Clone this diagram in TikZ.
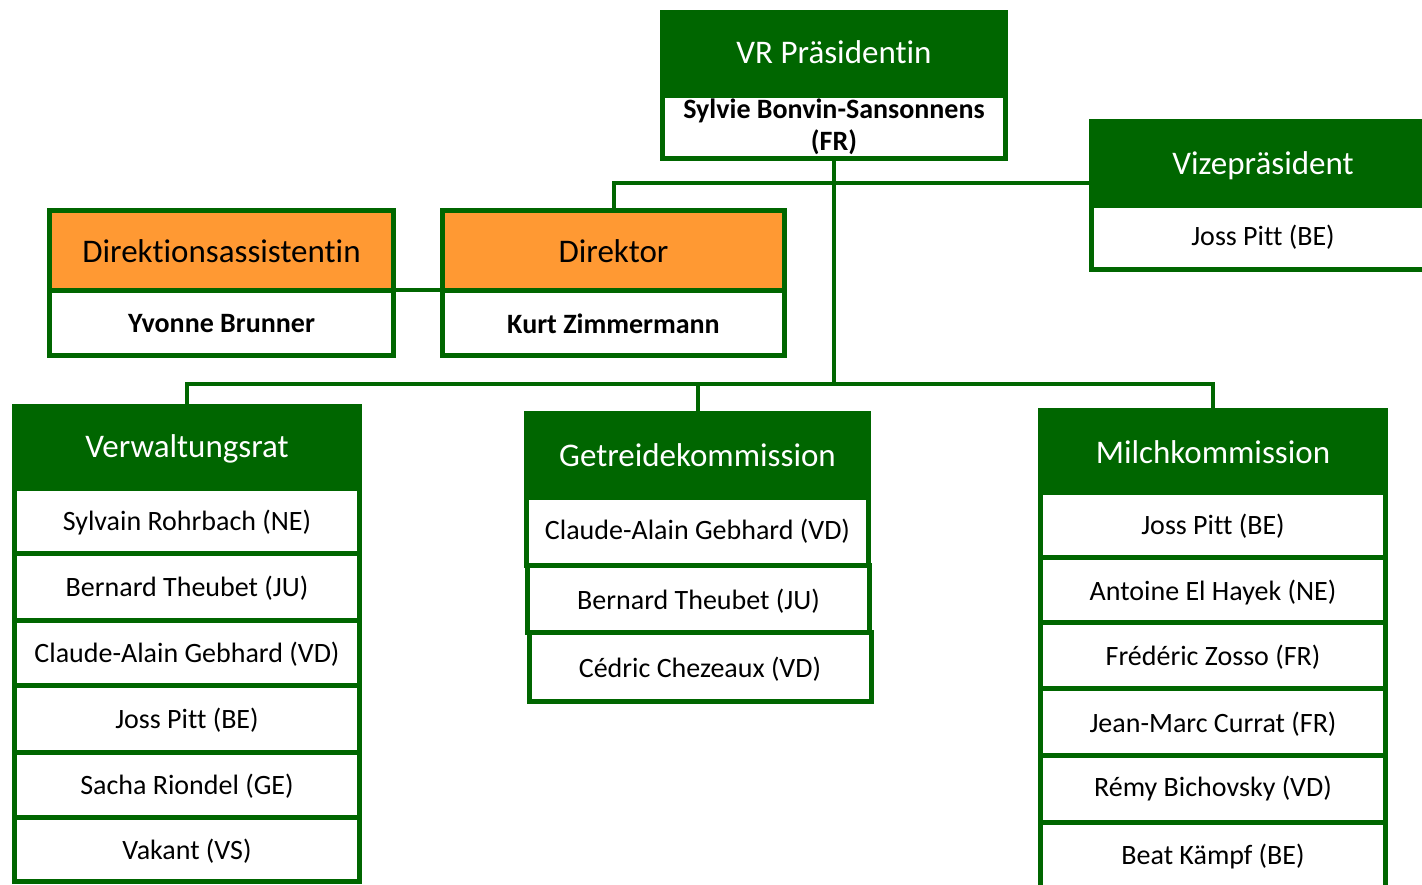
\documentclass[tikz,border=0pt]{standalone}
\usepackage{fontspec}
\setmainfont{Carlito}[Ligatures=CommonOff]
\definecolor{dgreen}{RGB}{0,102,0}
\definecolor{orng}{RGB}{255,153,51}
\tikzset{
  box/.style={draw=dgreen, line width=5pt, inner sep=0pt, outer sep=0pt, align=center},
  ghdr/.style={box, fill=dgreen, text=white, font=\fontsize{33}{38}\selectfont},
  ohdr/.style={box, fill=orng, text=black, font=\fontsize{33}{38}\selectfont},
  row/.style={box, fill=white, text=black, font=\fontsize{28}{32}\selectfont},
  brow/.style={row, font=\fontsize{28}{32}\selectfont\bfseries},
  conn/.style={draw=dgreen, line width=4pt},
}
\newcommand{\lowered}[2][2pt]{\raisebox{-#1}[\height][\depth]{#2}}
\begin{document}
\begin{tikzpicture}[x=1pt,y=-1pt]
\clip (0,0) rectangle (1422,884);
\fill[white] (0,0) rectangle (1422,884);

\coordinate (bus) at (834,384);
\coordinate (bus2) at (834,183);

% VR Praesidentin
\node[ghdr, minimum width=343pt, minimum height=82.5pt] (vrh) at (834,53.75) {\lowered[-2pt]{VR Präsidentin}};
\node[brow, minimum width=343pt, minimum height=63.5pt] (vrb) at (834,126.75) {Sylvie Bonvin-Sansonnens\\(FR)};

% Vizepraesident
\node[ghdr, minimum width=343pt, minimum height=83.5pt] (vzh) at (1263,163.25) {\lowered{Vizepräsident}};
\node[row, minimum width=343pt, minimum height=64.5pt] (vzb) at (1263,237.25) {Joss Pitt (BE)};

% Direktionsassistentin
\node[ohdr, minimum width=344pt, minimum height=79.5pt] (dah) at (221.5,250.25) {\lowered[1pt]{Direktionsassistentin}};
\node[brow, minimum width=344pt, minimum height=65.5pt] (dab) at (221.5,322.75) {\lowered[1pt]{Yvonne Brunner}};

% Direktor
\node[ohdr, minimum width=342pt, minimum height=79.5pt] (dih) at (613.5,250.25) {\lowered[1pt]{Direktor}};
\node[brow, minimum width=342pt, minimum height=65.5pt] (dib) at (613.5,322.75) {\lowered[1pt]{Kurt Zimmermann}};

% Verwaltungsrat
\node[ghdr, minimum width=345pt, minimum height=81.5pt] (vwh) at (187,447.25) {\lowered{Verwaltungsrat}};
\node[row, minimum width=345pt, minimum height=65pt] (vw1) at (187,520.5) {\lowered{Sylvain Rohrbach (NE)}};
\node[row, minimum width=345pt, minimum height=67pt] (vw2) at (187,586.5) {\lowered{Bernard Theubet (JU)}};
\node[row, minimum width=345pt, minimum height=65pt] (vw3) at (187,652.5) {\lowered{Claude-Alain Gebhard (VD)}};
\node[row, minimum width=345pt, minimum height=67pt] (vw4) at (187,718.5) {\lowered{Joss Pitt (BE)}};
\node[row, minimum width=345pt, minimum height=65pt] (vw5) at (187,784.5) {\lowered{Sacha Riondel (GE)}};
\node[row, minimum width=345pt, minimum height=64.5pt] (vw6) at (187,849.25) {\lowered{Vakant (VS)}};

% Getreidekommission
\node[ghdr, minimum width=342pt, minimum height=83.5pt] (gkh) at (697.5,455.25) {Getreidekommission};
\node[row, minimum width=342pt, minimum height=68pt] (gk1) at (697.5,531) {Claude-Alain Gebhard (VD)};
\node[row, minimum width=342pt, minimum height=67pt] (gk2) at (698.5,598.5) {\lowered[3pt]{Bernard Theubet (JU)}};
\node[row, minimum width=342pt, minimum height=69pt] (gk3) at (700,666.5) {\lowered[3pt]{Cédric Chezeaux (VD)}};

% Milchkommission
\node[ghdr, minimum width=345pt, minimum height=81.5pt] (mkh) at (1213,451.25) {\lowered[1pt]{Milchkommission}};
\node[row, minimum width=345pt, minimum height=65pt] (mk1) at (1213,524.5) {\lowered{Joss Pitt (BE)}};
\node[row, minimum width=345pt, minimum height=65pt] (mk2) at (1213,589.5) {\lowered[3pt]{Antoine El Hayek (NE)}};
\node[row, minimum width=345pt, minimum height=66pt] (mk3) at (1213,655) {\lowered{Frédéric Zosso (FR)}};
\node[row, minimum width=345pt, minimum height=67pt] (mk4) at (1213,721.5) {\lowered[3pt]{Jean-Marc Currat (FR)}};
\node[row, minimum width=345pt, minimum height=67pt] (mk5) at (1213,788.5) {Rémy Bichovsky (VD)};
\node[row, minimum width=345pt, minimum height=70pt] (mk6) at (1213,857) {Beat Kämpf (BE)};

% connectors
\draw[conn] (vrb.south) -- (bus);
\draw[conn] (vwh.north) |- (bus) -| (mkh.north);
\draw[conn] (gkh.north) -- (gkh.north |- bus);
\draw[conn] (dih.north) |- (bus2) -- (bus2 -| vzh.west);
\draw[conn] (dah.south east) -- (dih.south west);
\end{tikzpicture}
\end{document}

### WHAT IS ASKED
Print the full listing exactly, dropping the pictures.

### SOLVED EXERCISE
Clone this diagram in TikZ.
\documentclass[tikz,border=0pt]{standalone}
\usepackage{fontspec}
\setmainfont{Carlito}[Ligatures=CommonOff]
\definecolor{dgreen}{RGB}{0,102,0}
\definecolor{orng}{RGB}{255,153,51}
\tikzset{
  box/.style={draw=dgreen, line width=5pt, inner sep=0pt, outer sep=0pt, align=center},
  ghdr/.style={box, fill=dgreen, text=white, font=\fontsize{33}{38}\selectfont},
  ohdr/.style={box, fill=orng, text=black, font=\fontsize{33}{38}\selectfont},
  row/.style={box, fill=white, text=black, font=\fontsize{28}{32}\selectfont},
  brow/.style={row, font=\fontsize{28}{32}\selectfont\bfseries},
  conn/.style={draw=dgreen, line width=4pt},
}
\newcommand{\lowered}[2][2pt]{\raisebox{-#1}[\height][\depth]{#2}}
\begin{document}
\begin{tikzpicture}[x=1pt,y=-1pt]
\clip (0,0) rectangle (1422,884);
\fill[white] (0,0) rectangle (1422,884);

\coordinate (bus) at (834,384);
\coordinate (bus2) at (834,183);

% VR Praesidentin
\node[ghdr, minimum width=343pt, minimum height=82.5pt] (vrh) at (834,53.75) {\lowered[-2pt]{VR Präsidentin}};
\node[brow, minimum width=343pt, minimum height=63.5pt] (vrb) at (834,126.75) {Sylvie Bonvin-Sansonnens\\(FR)};

% Vizepraesident
\node[ghdr, minimum width=343pt, minimum height=83.5pt] (vzh) at (1263,163.25) {\lowered{Vizepräsident}};
\node[row, minimum width=343pt, minimum height=64.5pt] (vzb) at (1263,237.25) {Joss Pitt (BE)};

% Direktionsassistentin
\node[ohdr, minimum width=344pt, minimum height=79.5pt] (dah) at (221.5,250.25) {\lowered[1pt]{Direktionsassistentin}};
\node[brow, minimum width=344pt, minimum height=65.5pt] (dab) at (221.5,322.75) {\lowered[1pt]{Yvonne Brunner}};

% Direktor
\node[ohdr, minimum width=342pt, minimum height=79.5pt] (dih) at (613.5,250.25) {\lowered[1pt]{Direktor}};
\node[brow, minimum width=342pt, minimum height=65.5pt] (dib) at (613.5,322.75) {\lowered[1pt]{Kurt Zimmermann}};

% Verwaltungsrat
\node[ghdr, minimum width=345pt, minimum height=81.5pt] (vwh) at (187,447.25) {\lowered{Verwaltungsrat}};
\node[row, minimum width=345pt, minimum height=65pt] (vw1) at (187,520.5) {\lowered{Sylvain Rohrbach (NE)}};
\node[row, minimum width=345pt, minimum height=67pt] (vw2) at (187,586.5) {\lowered{Bernard Theubet (JU)}};
\node[row, minimum width=345pt, minimum height=65pt] (vw3) at (187,652.5) {\lowered{Claude-Alain Gebhard (VD)}};
\node[row, minimum width=345pt, minimum height=67pt] (vw4) at (187,718.5) {\lowered{Joss Pitt (BE)}};
\node[row, minimum width=345pt, minimum height=65pt] (vw5) at (187,784.5) {\lowered{Sacha Riondel (GE)}};
\node[row, minimum width=345pt, minimum height=64.5pt] (vw6) at (187,849.25) {\lowered{Vakant (VS)}};

% Getreidekommission
\node[ghdr, minimum width=342pt, minimum height=83.5pt] (gkh) at (697.5,455.25) {Getreidekommission};
\node[row, minimum width=342pt, minimum height=68pt] (gk1) at (697.5,531) {Claude-Alain Gebhard (VD)};
\node[row, minimum width=342pt, minimum height=67pt] (gk2) at (698.5,598.5) {\lowered[3pt]{Bernard Theubet (JU)}};
\node[row, minimum width=342pt, minimum height=69pt] (gk3) at (700,666.5) {\lowered[3pt]{Cédric Chezeaux (VD)}};

% Milchkommission
\node[ghdr, minimum width=345pt, minimum height=81.5pt] (mkh) at (1213,451.25) {\lowered[1pt]{Milchkommission}};
\node[row, minimum width=345pt, minimum height=65pt] (mk1) at (1213,524.5) {\lowered{Joss Pitt (BE)}};
\node[row, minimum width=345pt, minimum height=65pt] (mk2) at (1213,589.5) {\lowered[3pt]{Antoine El Hayek (NE)}};
\node[row, minimum width=345pt, minimum height=66pt] (mk3) at (1213,655) {\lowered{Frédéric Zosso (FR)}};
\node[row, minimum width=345pt, minimum height=67pt] (mk4) at (1213,721.5) {\lowered[3pt]{Jean-Marc Currat (FR)}};
\node[row, minimum width=345pt, minimum height=67pt] (mk5) at (1213,788.5) {Rémy Bichovsky (VD)};
\node[row, minimum width=345pt, minimum height=70pt] (mk6) at (1213,857) {Beat Kämpf (BE)};

% connectors
\draw[conn] (vrb.south) -- (bus);
\draw[conn] (vwh.north) |- (bus) -| (mkh.north);
\draw[conn] (gkh.north) -- (gkh.north |- bus);
\draw[conn] (dih.north) |- (bus2) -- (bus2 -| vzh.west);
\draw[conn] (dah.south east) -- (dih.south west);
\end{tikzpicture}
\end{document}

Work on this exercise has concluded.